Alternó con suerte diversa y se fue al Villarreal. Tuvo suerte: el ingeniero Pellegrini armó un equipo a su alrededor, la única manera de aprovecharlo en un medio donde su puesto, directamente, no existía. Funcionó bárbaro hasta que sucedió algo que se repetiría durante toda su carrera: pelea con el presidente, un tiempo sin jugar, y el regreso a “el patio de mi casa”. La Bombonera.
Cuando debutó Tevez yo vivía en Madrid y no entendía de qué jugaba, un misterio que jamás pude resolver. Fue el 9 perfecto de Bielsa en los Juegos Olímpicos de Atenas, segunda punta en los dos Manchester y la Juventus, nueve y medio –ni punta ni enganche–, en su fugaz, tortuoso paso por Defensores de Macri.
Riquelme sabe cómo manejar su poder. Lo hizo en la cancha y lo hace afuera, con más astucia que muchos políticos. Tevez juega y se maneja igual, a pura pasión, sin medir riesgos ni consecuencias. Pelea banal. Odio de egos. Imposible convivencia entre dos stars al Bette Davis & Jane Crawford style. El Enganche Melancólico se divertía mientras torturaba al ex alcanzapelotas.

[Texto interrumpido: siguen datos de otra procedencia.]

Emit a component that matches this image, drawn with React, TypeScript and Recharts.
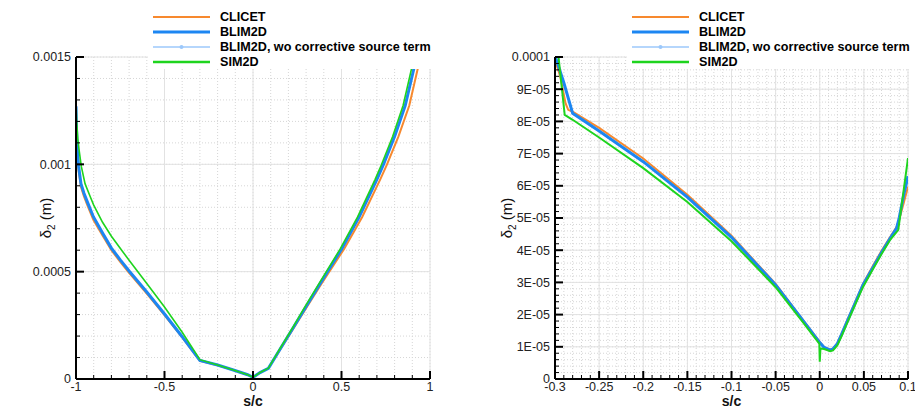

“Me enorgullece haber ganado todo sin tener que chuparle el culo a nadie”, deslizó sin anestesia cuando Tevez apoyó la reelección de Danyel Angel Easy, el que lo trajo de nuevo al club. Antes, lo había ninguneado en medio del festejo por título y Copa Argentina. “Una Libertadores vale por diez torneos locales”, tomó distancia, con desdén. Después de la catástrofe con Independiente del Valle volvió a la carga: “Me da mucha vergüenza cómo eliminaron a Boca de la Copa” Ay.
Tevez se cobró la vieja cuenta desde Shanghai, su exilio doradísimo. “Me banqué un año y medio de Riquelme hablando mal de mí y de mis ex compañeros, elogiando a River. Como ídolo lo respeto, pero creo que no le hace bien al club”, explotó. No hubo respuesta.
Los dos se escaparon más de una vez. Pero uno parece inmune a todo y el otro sufre, o huye hacia adelante. Fatal combinación.
La misma película que vimos y seguiremos viendo, parece, en estas pampas de eterna crisis.